Bone Grafts

The relationship between your bone and a dental implant is vital for the health, stability, and long term success of your implant. Bone grafting provides solutions for people who have already experienced bone loss in an area in which they desire a dental implant. It can also prevent future bone loss from occurring following extractions. Bone grafting provides the most predictable and ideal outcome for implant placement.

Ridge Preservation (Socket Grafting)

An extraction site that is not treated with bone grafting can experience bone loss of 40-60% over time. If the socket is treated with graft material at the time of the extraction, new bone will be generated with minimal loss of alveolar bone height or width. The process of generating new bone after a ridge preservation is typically complete after 3-4 months. A complementary CT scan will be taken at the end of this healing process to determine if the area is healed and ready for implant placement.

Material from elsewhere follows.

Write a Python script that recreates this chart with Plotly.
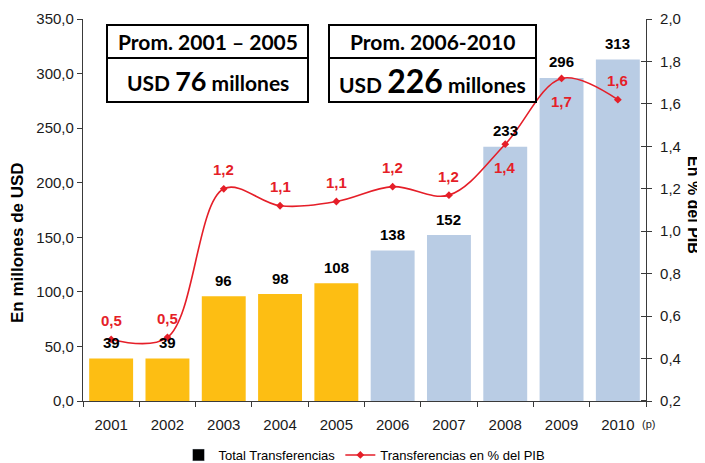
import plotly.graph_objects as go

# ---------------- data ----------------
years = ["2001", "2002", "2003", "2004", "2005", "2006", "2007", "2008", "2009", "2010"]
transfer_musd = [39, 39, 96, 98, 108, 138, 152, 233, 296, 313]
transfer_pct_gdp = [0.49, 0.50, 1.20, 1.12, 1.14, 1.21, 1.17, 1.41, 1.72, 1.62]
left_ticks = [0, 50, 100, 150, 200, 250, 300, 350]
right_ticks = [0.2, 0.4, 0.6, 0.8, 1.0, 1.2, 1.4, 1.6, 1.8, 2.0]
avg_2001_2005 = 76
avg_2006_2010 = 226
bar_series_name = "Total Transferencias"
line_series_name = "Transferencias en % del PIB"

# ---------------- styles ----------------
YELLOW = "#FDBE13"
BLUE = "#B9CCE4"
RED = "#E51E28"
AXIS = "#3a3a3a"
FONT = "Liberation Sans, Arial, sans-serif"
BOXFONT = "Lato, Open Sans, sans-serif"
bar_colors = [YELLOW] * 5 + [BLUE] * 5
below_label_years = {"2008", "2009"}

# window is 705x463; the html page body has an 8px margin
OFF = 8
WIN_W, WIN_H = 705, 463
W, H = WIN_W - OFF, WIN_H - OFF
# plot area in window pixels
L, R, T, B = 83, 646, 19, 401


def px(xp):
    return (xp - L) / (R - L)


def py(yp):
    return (B - yp) / (B - T)


fig = go.Figure()

fig.add_trace(go.Bar(
    x=years, y=transfer_musd, marker=dict(color=bar_colors, line=dict(width=0)),
    showlegend=False, name=bar_series_name, yaxis="y",
))
# legend entry for bars (black swatch as in the original); carries no visible bar
fig.add_trace(go.Bar(
    x=[years[0]], y=[None], name=bar_series_name, marker=dict(color="black"),
    showlegend=True, yaxis="y",
))
fig.add_trace(go.Scatter(
    x=years, y=transfer_pct_gdp, name=line_series_name, yaxis="y2",
    mode="lines+markers",
    line=dict(color=RED, width=1.6, shape="spline", smoothing=1.0),
    marker=dict(symbol="diamond", size=6, color=RED),
))

annotations = []
for i, v in enumerate(transfer_musd):
    annotations.append(dict(
        x=i, y=v, xref="x", yref="y", text=f"<b>{v}</b>", showarrow=False,
        xanchor="center", yanchor="middle",
        yshift=16, font=dict(family=FONT, size=15, color="black"),
    ))
for i, (yr, v) in enumerate(zip(years, transfer_pct_gdp)):
    below = yr in below_label_years
    annotations.append(dict(
        x=i, y=v, xref="x", yref="y2", text="<b>" + f"{v:.1f}".replace(".", ",") + "</b>",
        showarrow=False, xanchor="center", yanchor="middle",
        yshift=-23 if below else 19,
        font=dict(family=FONT, size=15, color=RED),
    ))
annotations.append(dict(
    x=len(years) - 1, y=py(424), xref="x", yref="paper", text="(p)", showarrow=False,
    xanchor="left", yanchor="middle", xshift=22,
    font=dict(family=FONT, size=11, color="#222222"),
))
annotations.append(dict(
    x=px(18), y=py(243), xref="paper", yref="paper", text="<b>En millones de USD</b>",
    textangle=-90, showarrow=False, xanchor="center", yanchor="middle",
    font=dict(family=FONT, size=17, color="black"),
))
annotations.append(dict(
    x=px(694), y=py(205), xref="paper", yref="paper", text="<b>En % del PIB</b>",
    textangle=90, showarrow=False, xanchor="center", yanchor="middle",
    font=dict(family=FONT, size=16, color="black"),
))
box_texts = [
    (207.5, 41.5, "<b>Prom. 2001 – 2005</b>"),
    (207.5, 80, f"<b>USD <span style='font-size:27px'>{avg_2001_2005}</span> millones</b>"),
    (432.5, 41.5, "<b>Prom. 2006-2010</b>"),
    (432.5, 80, f"<b>USD <span style='font-size:32px'>{avg_2006_2010}</span> millones</b>"),
]
for bx, by, txt in box_texts:
    annotations.append(dict(
        x=px(bx), y=py(by), xref="paper", yref="paper", text=txt, showarrow=False,
        xanchor="center", yanchor="middle",
        font=dict(family=BOXFONT, size=21, color="black"),
    ))

shapes = []
for x0, x1, y0, y1 in [(107, 308, 25, 102), (329, 536, 25, 102)]:
    shapes.append(dict(type="rect", xref="paper", yref="paper", x0=px(x0), x1=px(x1),
                       y0=py(y1), y1=py(y0), line=dict(color="black", width=2),
                       fillcolor="white", layer="above"))
    shapes.append(dict(type="line", xref="paper", yref="paper", x0=px(x0), x1=px(x1),
                       y0=py(58), y1=py(58), line=dict(color="black", width=2),
                       layer="above"))

fig.update_layout(
    width=W, height=H,
    margin=dict(l=L - OFF, r=WIN_W - R, t=T - OFF, b=WIN_H - B, pad=0, autoexpand=False),
    paper_bgcolor="white", plot_bgcolor="white",
    separators=",.",
    bargap=0.22,
    barmode="overlay",
    font=dict(family=FONT, size=15, color="#1a1a1a"),
    xaxis=dict(
        type="category", categoryorder="array", categoryarray=years,
        range=[-0.5, len(years) - 0.5], autorange=False,
        showline=True, linecolor=AXIS, linewidth=1.2,
        ticks="outside", tickson="boundaries", ticklen=5, tickcolor=AXIS,
        showgrid=False, tickfont=dict(size=15), ticklabelstandoff=10, tickangle=0,
    ),
    yaxis=dict(
        range=[0, 350], tickvals=left_ticks, tickformat=".1f",
        showline=True, linecolor=AXIS, linewidth=1.2,
        ticks="outside", ticklen=5, tickcolor=AXIS, showgrid=False, zeroline=False,
        tickfont=dict(size=15),
    ),
    yaxis2=dict(
        range=[0.2, 2.0], tickvals=right_ticks, tickformat=".1f",
        overlaying="y", side="right",
        showline=True, linecolor=AXIS, linewidth=1.2,
        ticks="outside", ticklen=5, tickcolor=AXIS, showgrid=False, zeroline=False,
        tickfont=dict(size=15), ticklabelstandoff=5,
        minor=dict(ticks="inside", ticklen=5, tickcolor=AXIS, tick0=0.2004, dtick=0.2, showgrid=False),
    ),
    legend=dict(
        orientation="h", x=0.5, xanchor="center", y=py(455), yanchor="middle",
        font=dict(size=13, color="black"), bgcolor="rgba(0,0,0,0)",
        traceorder="normal",
    ),
    annotations=annotations,
    shapes=shapes,
)

fig.write_html("out.html")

This provides the most predictable and ideal outcome for implant placement.

Sinus Grafting & Augmentation (Sinus Lift)

Sinus grafting also known as a sinus lift can provide a solution to patients who desire implants in the upper jaw but lack adequate bone height or width for proper implant stability. New bone is generated from this procedure providing a predictable and successful environment for implant placement and long-term health. The process of generating new bone after a sinus lift is typically complete after 4-5 months. A complementary CT scan will be taken at the end of this healing process to determine if the area is healed and ready for implant placement. A sinus lift can provide patients who have been told that implants are not an option due to bone loss, a perfect solution for implant success.

Bone Grafting at the Time of Implant Placement

An implant’s health and long term success can be directly related to the quality and quantity of the bone surrounding it. Small defects in the bone or the absence of bone along the implant wall can allow for pocketing. These pockets can cause further bone loss and affect the health of the implant. If there are any bone defects surrounding the implant at the time of placement, bone grafting will be placed in the defective area to provide the implant with the most predictable and ideal outcome for implant success.

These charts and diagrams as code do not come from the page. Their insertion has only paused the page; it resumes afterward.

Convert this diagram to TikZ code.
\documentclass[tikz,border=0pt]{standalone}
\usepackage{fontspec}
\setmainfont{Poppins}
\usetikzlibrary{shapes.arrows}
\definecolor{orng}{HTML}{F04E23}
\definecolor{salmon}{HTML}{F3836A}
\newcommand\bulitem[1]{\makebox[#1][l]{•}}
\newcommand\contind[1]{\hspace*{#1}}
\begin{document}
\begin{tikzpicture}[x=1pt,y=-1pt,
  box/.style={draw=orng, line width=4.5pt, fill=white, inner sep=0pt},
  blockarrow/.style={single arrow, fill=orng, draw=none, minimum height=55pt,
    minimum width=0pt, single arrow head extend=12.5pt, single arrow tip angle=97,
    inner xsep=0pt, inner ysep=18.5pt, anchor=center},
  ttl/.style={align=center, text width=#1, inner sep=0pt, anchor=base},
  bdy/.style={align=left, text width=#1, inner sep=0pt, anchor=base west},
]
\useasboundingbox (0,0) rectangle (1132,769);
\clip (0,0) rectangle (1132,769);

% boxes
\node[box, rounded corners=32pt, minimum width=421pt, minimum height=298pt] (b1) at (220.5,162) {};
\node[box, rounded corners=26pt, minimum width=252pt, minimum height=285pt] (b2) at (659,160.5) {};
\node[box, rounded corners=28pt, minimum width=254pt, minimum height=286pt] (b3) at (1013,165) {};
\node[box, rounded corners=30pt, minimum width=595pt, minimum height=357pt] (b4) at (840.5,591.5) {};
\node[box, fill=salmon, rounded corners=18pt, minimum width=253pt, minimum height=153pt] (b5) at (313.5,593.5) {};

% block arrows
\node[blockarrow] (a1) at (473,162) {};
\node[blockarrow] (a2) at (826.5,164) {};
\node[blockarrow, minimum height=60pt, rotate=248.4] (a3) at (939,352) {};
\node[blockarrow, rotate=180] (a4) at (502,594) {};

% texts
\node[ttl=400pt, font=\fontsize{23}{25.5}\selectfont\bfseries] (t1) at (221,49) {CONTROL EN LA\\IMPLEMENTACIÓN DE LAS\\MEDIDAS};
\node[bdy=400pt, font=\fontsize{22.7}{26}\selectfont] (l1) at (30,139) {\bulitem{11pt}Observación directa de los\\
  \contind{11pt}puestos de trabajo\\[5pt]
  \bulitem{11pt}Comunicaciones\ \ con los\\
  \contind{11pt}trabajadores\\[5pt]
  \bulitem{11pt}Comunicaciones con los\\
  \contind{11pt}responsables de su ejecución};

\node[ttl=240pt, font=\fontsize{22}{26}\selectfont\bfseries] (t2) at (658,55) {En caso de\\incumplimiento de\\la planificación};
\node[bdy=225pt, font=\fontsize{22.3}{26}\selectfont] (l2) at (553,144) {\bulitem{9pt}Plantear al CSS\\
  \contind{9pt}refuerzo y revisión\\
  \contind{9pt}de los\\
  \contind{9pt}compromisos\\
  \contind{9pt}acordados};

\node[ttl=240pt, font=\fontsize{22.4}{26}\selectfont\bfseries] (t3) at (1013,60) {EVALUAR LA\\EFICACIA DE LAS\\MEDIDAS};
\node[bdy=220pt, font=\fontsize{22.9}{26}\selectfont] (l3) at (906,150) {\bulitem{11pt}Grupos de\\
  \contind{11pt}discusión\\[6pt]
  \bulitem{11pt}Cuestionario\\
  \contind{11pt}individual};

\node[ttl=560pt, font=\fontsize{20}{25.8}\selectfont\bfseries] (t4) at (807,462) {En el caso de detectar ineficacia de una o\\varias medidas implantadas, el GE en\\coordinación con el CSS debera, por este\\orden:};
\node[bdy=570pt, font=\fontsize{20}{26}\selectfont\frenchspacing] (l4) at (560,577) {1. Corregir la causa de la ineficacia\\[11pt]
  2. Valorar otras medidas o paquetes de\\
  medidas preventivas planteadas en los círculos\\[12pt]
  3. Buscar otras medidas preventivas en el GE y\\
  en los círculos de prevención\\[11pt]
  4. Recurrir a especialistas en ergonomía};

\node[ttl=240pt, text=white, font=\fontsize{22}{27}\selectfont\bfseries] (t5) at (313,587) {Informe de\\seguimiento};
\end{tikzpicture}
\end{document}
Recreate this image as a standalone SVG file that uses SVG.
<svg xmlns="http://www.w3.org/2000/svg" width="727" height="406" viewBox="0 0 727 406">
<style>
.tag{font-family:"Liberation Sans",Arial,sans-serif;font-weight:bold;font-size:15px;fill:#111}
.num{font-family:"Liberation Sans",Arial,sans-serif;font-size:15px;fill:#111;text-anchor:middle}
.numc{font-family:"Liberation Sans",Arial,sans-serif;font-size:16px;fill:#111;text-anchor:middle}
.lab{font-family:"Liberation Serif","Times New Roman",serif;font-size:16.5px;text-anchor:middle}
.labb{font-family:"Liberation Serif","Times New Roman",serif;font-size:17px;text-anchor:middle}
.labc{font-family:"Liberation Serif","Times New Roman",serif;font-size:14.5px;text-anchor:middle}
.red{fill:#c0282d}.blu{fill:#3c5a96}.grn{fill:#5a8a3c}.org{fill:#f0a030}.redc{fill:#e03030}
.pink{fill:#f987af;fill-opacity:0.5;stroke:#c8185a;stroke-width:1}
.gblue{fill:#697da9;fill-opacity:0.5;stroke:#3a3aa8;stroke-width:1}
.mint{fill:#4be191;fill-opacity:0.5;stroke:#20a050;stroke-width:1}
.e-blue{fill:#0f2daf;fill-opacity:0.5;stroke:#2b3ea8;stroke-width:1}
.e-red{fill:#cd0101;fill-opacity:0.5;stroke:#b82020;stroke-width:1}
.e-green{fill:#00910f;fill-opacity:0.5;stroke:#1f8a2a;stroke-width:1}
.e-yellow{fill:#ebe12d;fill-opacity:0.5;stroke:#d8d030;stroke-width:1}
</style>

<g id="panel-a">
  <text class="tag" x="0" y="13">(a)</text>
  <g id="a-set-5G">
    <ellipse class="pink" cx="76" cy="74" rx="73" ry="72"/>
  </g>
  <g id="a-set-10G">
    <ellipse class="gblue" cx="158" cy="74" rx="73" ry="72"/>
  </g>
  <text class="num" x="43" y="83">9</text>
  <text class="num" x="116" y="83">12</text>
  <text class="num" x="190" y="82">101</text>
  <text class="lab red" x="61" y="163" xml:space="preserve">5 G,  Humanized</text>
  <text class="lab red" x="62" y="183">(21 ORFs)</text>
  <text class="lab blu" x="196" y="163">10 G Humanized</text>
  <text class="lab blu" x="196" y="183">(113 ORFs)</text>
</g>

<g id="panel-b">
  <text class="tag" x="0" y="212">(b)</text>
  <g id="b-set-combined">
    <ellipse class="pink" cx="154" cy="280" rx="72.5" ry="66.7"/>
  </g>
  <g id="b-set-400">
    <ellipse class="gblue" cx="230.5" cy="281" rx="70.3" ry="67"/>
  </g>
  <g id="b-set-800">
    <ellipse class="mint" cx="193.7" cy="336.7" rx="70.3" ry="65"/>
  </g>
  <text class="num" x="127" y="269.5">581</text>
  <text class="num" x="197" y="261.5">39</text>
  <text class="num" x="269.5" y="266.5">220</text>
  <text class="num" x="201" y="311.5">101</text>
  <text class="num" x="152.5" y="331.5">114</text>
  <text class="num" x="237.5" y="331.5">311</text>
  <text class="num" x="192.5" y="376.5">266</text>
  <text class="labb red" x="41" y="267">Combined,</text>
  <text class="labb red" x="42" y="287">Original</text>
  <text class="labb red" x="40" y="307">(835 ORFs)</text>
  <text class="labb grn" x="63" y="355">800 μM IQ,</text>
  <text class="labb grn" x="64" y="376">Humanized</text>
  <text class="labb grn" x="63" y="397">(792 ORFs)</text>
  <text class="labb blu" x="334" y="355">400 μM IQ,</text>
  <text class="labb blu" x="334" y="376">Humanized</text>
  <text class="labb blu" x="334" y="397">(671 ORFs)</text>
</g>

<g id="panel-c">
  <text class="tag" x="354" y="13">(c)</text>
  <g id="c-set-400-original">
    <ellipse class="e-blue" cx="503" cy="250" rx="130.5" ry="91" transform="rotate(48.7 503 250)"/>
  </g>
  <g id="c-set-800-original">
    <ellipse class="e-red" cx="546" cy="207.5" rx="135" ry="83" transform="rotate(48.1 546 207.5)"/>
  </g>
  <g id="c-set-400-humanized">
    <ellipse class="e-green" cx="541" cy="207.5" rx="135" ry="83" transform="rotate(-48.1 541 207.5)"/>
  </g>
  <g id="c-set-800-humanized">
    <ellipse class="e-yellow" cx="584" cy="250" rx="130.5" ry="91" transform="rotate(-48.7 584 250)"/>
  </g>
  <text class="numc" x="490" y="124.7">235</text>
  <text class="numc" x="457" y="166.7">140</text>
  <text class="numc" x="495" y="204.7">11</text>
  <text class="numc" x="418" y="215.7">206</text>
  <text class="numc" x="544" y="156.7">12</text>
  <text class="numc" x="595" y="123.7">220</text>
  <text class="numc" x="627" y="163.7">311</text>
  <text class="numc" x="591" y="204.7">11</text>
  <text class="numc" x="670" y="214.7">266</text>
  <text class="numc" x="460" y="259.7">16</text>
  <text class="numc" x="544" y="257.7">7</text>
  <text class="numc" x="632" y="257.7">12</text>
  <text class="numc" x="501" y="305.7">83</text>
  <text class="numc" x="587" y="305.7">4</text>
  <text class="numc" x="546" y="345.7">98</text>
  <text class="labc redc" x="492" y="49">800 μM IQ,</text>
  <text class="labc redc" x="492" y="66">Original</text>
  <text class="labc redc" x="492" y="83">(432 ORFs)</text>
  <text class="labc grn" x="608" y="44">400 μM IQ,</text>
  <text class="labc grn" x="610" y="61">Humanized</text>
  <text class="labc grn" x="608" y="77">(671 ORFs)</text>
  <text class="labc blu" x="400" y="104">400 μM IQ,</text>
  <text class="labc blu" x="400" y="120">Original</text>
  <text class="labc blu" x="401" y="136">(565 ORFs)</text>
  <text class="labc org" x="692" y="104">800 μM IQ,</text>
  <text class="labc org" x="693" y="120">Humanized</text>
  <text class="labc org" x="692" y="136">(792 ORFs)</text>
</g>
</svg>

Bone Grafting for Alveolar Defects

Alveolar defects can occur for various reasons. Defects can be found after trauma to the jaw bones, removal of cysts or lesions or congenital defects. Bone grafting can be a solution for resolving these defects and generating bone where it was absent. Smaller defects can possibly be resolved with minor grafts and one or more simple procedures. Larger defects might require more extensive grafting and multiple procedures over a longer period of time. Our state-of-the-art CT scanner will help diagnose the severity of the defect and monitor the process of generating bone.